How Puppeteer Disguises Itself in Work (Crawler and Anti-Crawler)
To better protect our data and program security.
Today I’ll introduce how to detect if the web program accessing us is a headless browser, and some of their anti-detection methods.
Webdriver Detection
Generally, if in headless browser mode, navigator.webdriver will return true.
Detection Method
Simplest detection method
if (navigator.webdriver) {
// Operations targeting headless browsers
}
How to Detect After Using defineProperty to Delete webdriver
If the other party uses the following method to delete the webdriver property, there’s still a way to detect it
Object.defineProperty(navigator, 'webdriver', {
get: () => undefined,
})
Countermeasure
The following methods can still detect it
webdriver in navigator
navigator.hasOwnProperty("webdriver")
Bypass Method
Directly delete the webdriver property, this is the method I’ve currently verified successfully.
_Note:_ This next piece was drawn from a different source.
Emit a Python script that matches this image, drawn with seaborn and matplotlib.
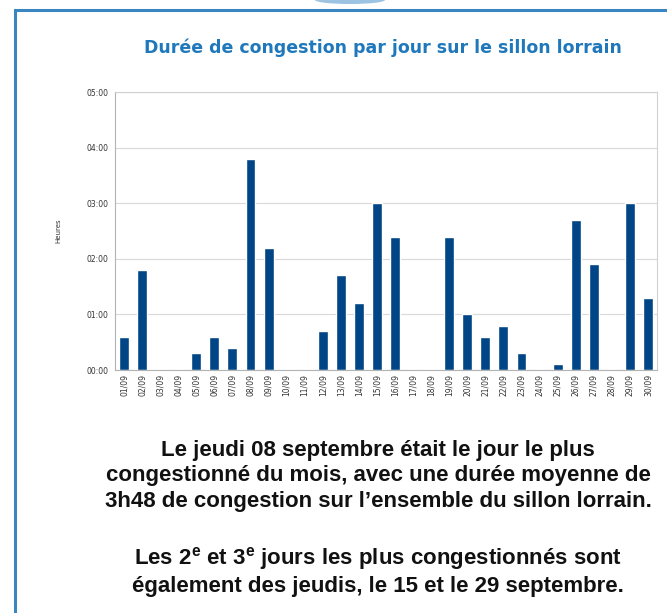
import pandas as pd
import matplotlib
matplotlib.use('Agg')
import matplotlib.pyplot as plt
import seaborn as sns
from matplotlib.patches import Rectangle, Ellipse

# Données : durée moyenne de congestion par jour (en heures)
jours = ['01/09', '02/09', '03/09', '04/09', '05/09', '06/09', '07/09', '08/09',
         '09/09', '10/09', '11/09', '12/09', '13/09', '14/09', '15/09', '16/09',
         '17/09', '18/09', '19/09', '20/09', '21/09', '22/09', '23/09', '24/09',
         '25/09', '26/09', '27/09', '28/09', '29/09', '30/09']
heures = [0.6, 1.8, 0.015, 0.015, 0.3, 0.6, 0.4, 3.8,
          2.2, 0.015, 0.015, 0.7, 1.7, 1.2, 3.0, 2.4,
          0.015, 0.015, 2.4, 1.0, 0.6, 0.8, 0.3, 0.015,
          0.1, 2.7, 1.9, 0.015, 3.0, 1.3]
y_ticks = [0, 1, 2, 3, 4, 5]
y_labels = ['00:00', '01:00', '02:00', '03:00', '04:00', '05:00']

data = pd.DataFrame({'Jour': jours, 'Heures': heures})

sns.set_style('white')
plt.rcParams['mathtext.fontset'] = 'custom'
plt.rcParams['mathtext.bf'] = 'Liberation Sans:bold'
plt.rcParams['mathtext.rm'] = 'Liberation Sans'

fig = plt.figure(figsize=(6.67, 6.13), dpi=100)
W, H = 667, 613

# cadre bleu
fig.patches.append(Rectangle((15 / W, -0.1), 1.0, 1 - 10 / H + 0.1, transform=fig.transFigure,
                             fill=False, edgecolor='#3a86c1', linewidth=2.2, clip_on=False))
fig.patches.append(Ellipse((350 / W, 1.0), 70 / W, 8 / H, transform=fig.transFigure,
                           facecolor='#5b9bd0', edgecolor='none', alpha=0.6))

ax = fig.add_axes([115 / W, 1 - 370 / H, (657 - 115) / W, (370 - 92) / H])
sns.barplot(data=data, x='Jour', y='Heures', color='#004586', saturation=1,
            width=0.55, ax=ax)

ax.set_ylim(0, 5)
ax.set_xlim(-0.5, len(jours) - 0.5)
ax.set_yticks(y_ticks)
ax.set_yticklabels(y_labels, fontsize=5.5, color='#333333')
ax.set_xticks(range(len(jours)))
ax.set_xticklabels(jours, rotation=90, fontsize=5.5, color='#333333')
ax.yaxis.grid(True, color='#d9d9d9', linewidth=0.8)
ax.set_axisbelow(True)
for s in ax.spines.values():
    s.set_color('#d0d0d0')
    s.set_linewidth(0.8)
ax.spines['left'].set_color('#b3b3b3')
ax.spines['bottom'].set_color('#b3b3b3')
ax.tick_params(axis='y', length=3, width=0.6, color='#b3b3b3', pad=1.5)
ax.tick_params(axis='x', length=0, pad=3)
ax.set_xlabel('')
ax.set_ylabel('Heures', fontsize=5, labelpad=18, color='#333333')

fig.text(383 / W, 1 - 48 / H, 'Durée de congestion par jour sur le sillon lorrain',
         ha='center', va='center', fontsize=12.5, fontweight='bold', color='#1f78bb')

txt1 = ('Le jeudi 08 septembre était le jour le plus\n'
        'congestionné du mois, avec une durée moyenne de\n'
        '3h48 de congestion sur l’ensemble du sillon lorrain.')
txt2 = ('Les 2$^{\\mathbf{e}}$ et 3$^{\\mathbf{e}}$ jours les plus congestionnés sont\n'
        'également des jeudis, le 15 et le 29 septembre.')
fig.text(378 / W, 1 - 476 / H, txt1, ha='center', va='center', fontsize=16,
         fontweight='bold', family='Liberation Sans', color='#111111', linespacing=1.3)
fig.text(378 / W, 1 - 571 / H, txt2, ha='center', va='center', fontsize=16,
         fontweight='bold', family='Liberation Sans', color='#111111', linespacing=1.3)

plt.savefig('out.png', dpi=100)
Other methods found online are already invalid.
await page.evaluateOnNewDocument(() => {
const newProto = navigator.__proto__;
delete newProto.webdriver;
navigator.__proto__ = newProto;
});
Chrome Property Detection
Detection Method
In headless browser mode, the chrome object under global object doesn’t have runtime property
if (!window.chrome || !window.chrome.runtime) {
// Headless browser mode...
}
Bypass Method
So the bypass method is also simple, we just need to forge one
window.navigator.chrome = {
runtime: {}
};
If it’s Puppeteer, we’re the same as above, just run the above code in advance.
await page.evaluateOnNewDocument(() => {
window.navigator.chrome = {
runtime: {}
};
});
Afterword
I’ve tried other methods online, the successful ones are all here. Because browsers and anti-crawler methods are constantly updated, when you see this article. Some methods may already be unusable, but the core point is still to be good at observation and comparison. All forms can have disguise and bypass methods. General ideas are similar to those mentioned above.